Three weeks of meetings between the West Indies Cricket Board (WICB) and principal sponsors Digicel have failed to produce a resolution to the sponsorship dispute over the Stanford 20/20 for 20 All Star Game on November 1. The WICB has argued that the match involves a Stanford team and not a West Indies team, implying that Digicel doesn’t come under the picture.

Last week, Digicel issued a media release declaring that they would be pursuing a “formal dispute resolution process as provided for in the sponsorship agreement with the WICB”. This was because they argued, with reference to Allen Stanford’s proposed US$20 million winner-take-all match against an England team in Antigua, that the board had entered an agreement which “wholly compromises the exclusive rights granted to Digicel as principal sponsors of West Indies cricket”.

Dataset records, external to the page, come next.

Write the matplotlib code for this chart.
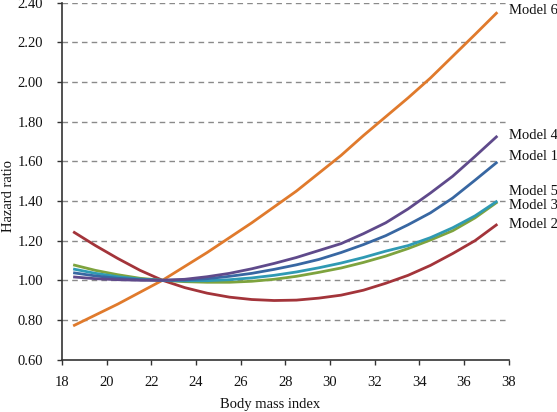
import matplotlib
matplotlib.use("Agg")
import matplotlib.pyplot as plt

# BMI sample points and hazard ratios
bmi = [18.5, 19.5, 20.5, 21.5, 22.5, 23.5, 24.5, 25.5, 26.5, 27.5,
       28.5, 29.5, 30.5, 31.5, 32.5, 33.5, 34.5, 35.5, 36.5, 37.5]

model_1 = [1.038, 1.022, 1.010, 1.003, 1.000, 1.002, 1.008, 1.020, 1.035, 1.055,
           1.078, 1.105, 1.140, 1.180, 1.225, 1.280, 1.340, 1.415, 1.505, 1.597]
model_2 = [1.245, 1.175, 1.110, 1.050, 1.000, 0.963, 0.935, 0.915, 0.903, 0.898,
           0.900, 0.910, 0.925, 0.950, 0.985, 1.025, 1.075, 1.135, 1.200, 1.283]
model_3 = [1.078, 1.050, 1.028, 1.010, 1.000, 0.993, 0.990, 0.990, 0.995, 1.005,
           1.020, 1.040, 1.062, 1.090, 1.122, 1.160, 1.203, 1.250, 1.315, 1.395]
model_4 = [1.017, 1.008, 1.003, 1.000, 1.000, 1.005, 1.018, 1.035, 1.058, 1.085,
           1.115, 1.150, 1.185, 1.235, 1.290, 1.360, 1.440, 1.525, 1.625, 1.728]
model_5 = [1.057, 1.035, 1.018, 1.006, 1.000, 0.997, 0.998, 1.003, 1.012, 1.025,
           1.042, 1.063, 1.087, 1.115, 1.147, 1.175, 1.215, 1.265, 1.325, 1.400]
model_6 = [0.770, 0.825, 0.880, 0.940, 1.000, 1.070, 1.140, 1.215, 1.290, 1.370,
           1.450, 1.540, 1.630, 1.730, 1.825, 1.920, 2.020, 2.130, 2.240, 2.352]

names = ["Model 1", "Model 2", "Model 3", "Model 4", "Model 5", "Model 6"]
series = [model_1, model_2, model_3, model_4, model_5, model_6]
colors = ["#3867a2", "#a3343a", "#7ea33e", "#5f4a8b", "#2f9ab4", "#e07a2c"]
# small vertical nudges (points) so end labels don't collide
label_nudge = [4, 0, -2.5, 0, 6.5, 1.5]

x_ticks = list(range(18, 40, 2))
y_ticks = [0.6, 0.8, 1.0, 1.2, 1.4, 1.6, 1.8, 2.0, 2.2, 2.4]

plt.rcParams['font.family'] = ['Liberation Serif', 'DejaVu Serif']
FS = 10.5

fig = plt.figure(figsize=(5.57, 4.12), dpi=100)
ax = fig.add_axes([0.1113, 0.1272, 0.913 - 0.1113, 0.9934 - 0.1272])

for yv in y_ticks[1:]:
    ax.axhline(yv, color="#8a8a8a", lw=1.0, ls=(0, (4, 3)), zorder=1)

# draw order so that the overlaps look like the reference
for i in [5, 1, 2, 4, 0, 3]:
    ax.plot(bmi, series[i], color=colors[i], lw=2.0, zorder=3,
            solid_capstyle="butt")

for name, vals, nudge in zip(names, series, label_nudge):
    ax.annotate(name, xy=(38, vals[-1]), xytext=(0.5, nudge),
                textcoords="offset points", ha="left", va="center",
                fontsize=FS, color="#111111", annotation_clip=False)

ax.set_xlim(18, 38)
ax.set_ylim(0.6, 2.4)
ax.set_xticks(x_ticks)
ax.set_yticks(y_ticks)
ax.set_yticklabels([f"{v:.2f}" for v in y_ticks])
ax.tick_params(axis="both", direction="out", length=3.6, width=1.0,
               color="#333333", labelsize=FS, labelcolor="#111111")
ax.tick_params(axis="y", pad=10)
ax.tick_params(axis="x", pad=8.5)

for side in ["top", "right"]:
    ax.spines[side].set_visible(False)
for side in ["left", "bottom"]:
    ax.spines[side].set_color("#333333")
    ax.spines[side].set_linewidth(1.2)

ax.set_xlabel("Body mass index", fontsize=FS, color="#111111", va="center")
ax.xaxis.set_label_coords(0.467, -0.127)
ax.set_ylabel("Hazard ratio", fontsize=FS, color="#111111", va="center")
ax.yaxis.set_label_coords(-0.12, 0.458)

fig.savefig("out.png", dpi=100)
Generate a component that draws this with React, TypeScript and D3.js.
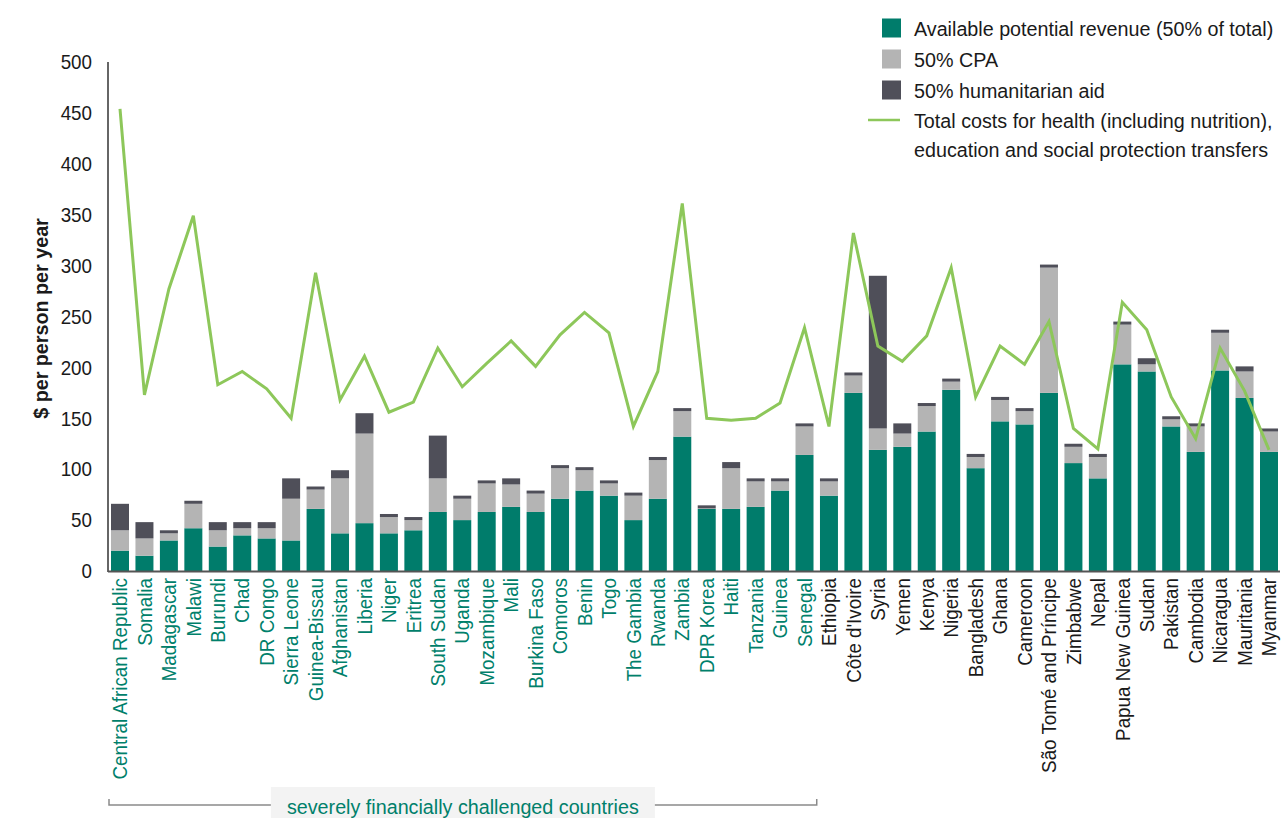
import { useEffect, useRef } from "react";
import * as d3 from "d3";

const countries = [
  "Central African Republic", "Somalia", "Madagascar", "Malawi", "Burundi", "Chad", "DR Congo",
  "Sierra Leone", "Guinea-Bissau", "Afghanistan", "Liberia", "Niger", "Eritrea", "South Sudan",
  "Uganda", "Mozambique", "Mali", "Burkina Faso", "Comoros", "Benin", "Togo", "The Gambia",
  "Rwanda", "Zambia", "DPR Korea", "Haiti", "Tanzania", "Guinea", "Senegal", "Ethiopia",
  "Côte d'Ivoire", "Syria", "Yemen", "Kenya", "Nigeria", "Bangladesh", "Ghana", "Cameroon",
  "São Tomé and Príncipe", "Zimbabwe", "Nepal", "Papua New Guinea", "Sudan", "Pakistan",
  "Cambodia", "Nicaragua", "Mauritania", "Myanmar",
];

// number of leading countries that are "severely financially challenged"
const challengedCount = 29;

const revenue = [
  20, 15, 30, 42, 24, 35, 32, 30, 61, 37, 47, 37, 40, 58, 50, 58, 63, 58, 71, 79, 74, 50, 71, 132,
  61, 61, 63, 79, 114, 74, 175, 119, 122, 137, 178, 101, 147, 144, 175, 106, 91, 203, 196, 142,
  117, 197, 170, 117,
];
const cpa = [
  20, 17, 7, 24, 16, 7, 10, 41, 19, 54, 88, 16, 10, 33, 21, 28, 22, 18, 30, 20, 12, 24, 38, 25,
  0.5, 40, 25, 9, 28, 14, 17, 21, 13, 25, 8, 11, 21, 13, 123, 16, 21, 39, 7, 7, 25, 37, 26, 20,
];
const humanitarian = [
  26, 16, 3, 3, 8, 6, 6, 20, 3, 8, 20, 3, 3, 42, 3, 3, 6, 3, 3, 3, 3, 3, 3, 3, 3, 6, 3, 3, 3, 3,
  3, 150, 10, 3, 3, 3, 3, 3, 3, 3, 3, 3, 6, 3, 3, 3, 5, 3,
];
const totalCosts = [
  454, 173, 277, 349, 183, 196, 179, 150, 293, 168, 211, 156, 166, 219, 181, 204, 226, 201, 232,
  254, 234, 142, 196, 361, 150, 148, 150, 165, 239, 142, 332, 221, 206, 231, 298, 171, 221, 203,
  245, 140, 120, 264, 237, 171, 130, 219, 177, 119,
];

const yTicks = [0, 50, 100, 150, 200, 250, 300, 350, 400, 450, 500];

const seriesKeys = ["revenue", "cpa", "humanitarian"];
const seriesColors: Record<string, string> = {
  revenue: "#007c6b",
  cpa: "#b4b4b4",
  humanitarian: "#4f4f59",
};
const legendItems = [
  { label: "Available potential revenue (50% of total)", color: "#007c6b" },
  { label: "50% CPA", color: "#b4b4b4" },
  { label: "50% humanitarian aid", color: "#4f4f59" },
];
const lineColor = "#8dc75a";
const labelGreen = "#00806b";
const font = "'Liberation Sans', Arial, sans-serif";
// the original uses a condensed face, so squeeze text horizontally
const squeeze = 0.94;

export default function App() {
  const svgRef = useRef<SVGSVGElement>(null);

  useEffect(() => {
    if (!svgRef.current) return;
    const svg = d3.select(svgRef.current);
    svg.selectAll("*").remove();

    const left = 108;
    const right = 1281;
    const top = 62;
    const bottom = 571;

    const rows = countries.map((c, i) => ({
      country: c,
      revenue: revenue[i],
      cpa: cpa[i],
      humanitarian: humanitarian[i],
      total: totalCosts[i],
    }));

    const x = d3.scaleBand<string>().domain(countries).range([left, right])
      .paddingInner(0.264).paddingOuter(0.123);
    const y = d3.scaleLinear().domain([0, 500]).range([bottom, top]);

    const stack = d3.stack<any>().keys(seriesKeys);
    const layers = stack(rows);

    const g = svg.append("g").attr("font-family", font);

    const label = (tx: number, ty: number, rot: number, text: string, size: number, anchor: string,
      fill = "#1a1a1a", weight = "normal") =>
      g.append("text")
        .attr("transform", `translate(${tx},${ty}) rotate(${rot}) scale(${squeeze},1)`)
        .attr("text-anchor", anchor)
        .attr("dy", "0.36em")
        .attr("font-size", `${size}px`)
        .attr("font-weight", weight)
        .attr("fill", fill)
        .text(text);

    // bars
    g.selectAll("g.layer")
      .data(layers)
      .enter()
      .append("g")
      .attr("class", "layer")
      .attr("fill", (d) => seriesColors[d.key])
      .selectAll("rect")
      .data((d) => d)
      .enter()
      .append("rect")
      .attr("x", (d) => x(d.data.country)!)
      .attr("width", x.bandwidth())
      .attr("y", (d) => y(d[1]))
      .attr("height", (d) => Math.max(0, y(d[0]) - y(d[1])));

    // axes lines
    g.append("line").attr("x1", left).attr("x2", left).attr("y1", top).attr("y2", bottom + 1)
      .attr("stroke", "#333").attr("stroke-width", 1.5);
    g.append("line").attr("x1", left).attr("x2", right - 1).attr("y1", bottom + 0.5).attr("y2", bottom + 0.5)
      .attr("stroke", "#555").attr("stroke-width", 2);

    // total costs line
    const line = d3.line<any>()
      .x((d) => x(d.country)! + x.bandwidth() / 2)
      .y((d) => y(d.total));
    g.append("path").datum(rows).attr("d", line).attr("fill", "none")
      .attr("stroke", lineColor).attr("stroke-width", 3).attr("stroke-linejoin", "miter");

    // y ticks
    yTicks.forEach((t) => label(92, y(t), 0, String(t), 20, "end"));

    label(40, (top + bottom) / 2 + 2, -90, "$ per person per year", 21, "middle", "#1a1a1a", "bold");

    // x labels
    countries.forEach((c, i) =>
      label(x(c)! + x.bandwidth() / 2, bottom + 7, -90, c, 20, "end",
        i < challengedCount ? labelGreen : "#1a1a1a"));

    // bracket for challenged countries
    const bx1 = left + 1;
    const bx2 = x(countries[challengedCount - 1])! + x.bandwidth() / 2 + x.step() / 2;
    const by = 805;
    g.append("path")
      .attr("d", `M${bx1},${by - 6}V${by}H${bx2}V${by - 6}`)
      .attr("fill", "none").attr("stroke", "#8a8a8a").attr("stroke-width", 1.5);
    const bmid = (bx1 + bx2) / 2;
    g.append("rect").attr("x", bmid - 192).attr("y", 787).attr("width", 384).attr("height", 31)
      .attr("fill", "#f3f3f3");
    label(bmid, 806, 0, "severely financially challenged countries", 21, "middle", labelGreen);

    // legend
    legendItems.forEach((item, i) => {
      const cy = 28 + i * 31;
      g.append("rect").attr("x", 882).attr("y", cy - 9.5).attr("width", 19).attr("height", 19)
        .attr("fill", item.color);
      label(914, cy, 0, item.label, 21, "start");
    });
    g.append("line").attr("x1", 868).attr("x2", 900).attr("y1", 120).attr("y2", 120)
      .attr("stroke", lineColor).attr("stroke-width", 2.5);
    label(914, 120, 0, "Total costs for health (including nutrition),", 21, "start");
    label(914, 149, 0, "education and social protection transfers", 21, "start");
  }, []);

  return (
    <svg
      ref={svgRef}
      width={1282}
      height={818}
      style={{ position: "absolute", left: 0, top: 0, background: "#fff" }}
    />
  );
}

On Tuesday, the two parties met for what was scheduled to be the final attempt to settle the matter, but again, there was no agreement.

“We essentially agreed to continue to find a solution,” Dr Donald Peters, the WICB chief executive, told the Express. “But at this point, we’re still continuing to talk.”

However, Peters disagreed with Digicel’s interpretation of the Stanford arrangement.
“We are on different wavelengths,” he said, shortly before the latest discussions began. “Digicel says the Stanford 20/20 match (involves) a West Indies team and a West Indies match and we argue that it’s not. Everybody knows it’s Stanford’s team.

“In the MOU (Memorandum of Understanding), if it was a West Indies team, Digicel would have some obligations.”

Peters explained that in such a situation, part of the contract would require that the sponsors’ commitment, including advertising rights, be met. After Tuesday’s stalemate, additional meetings between the two parties are being planned in a last-ditch attempt to stay out of court.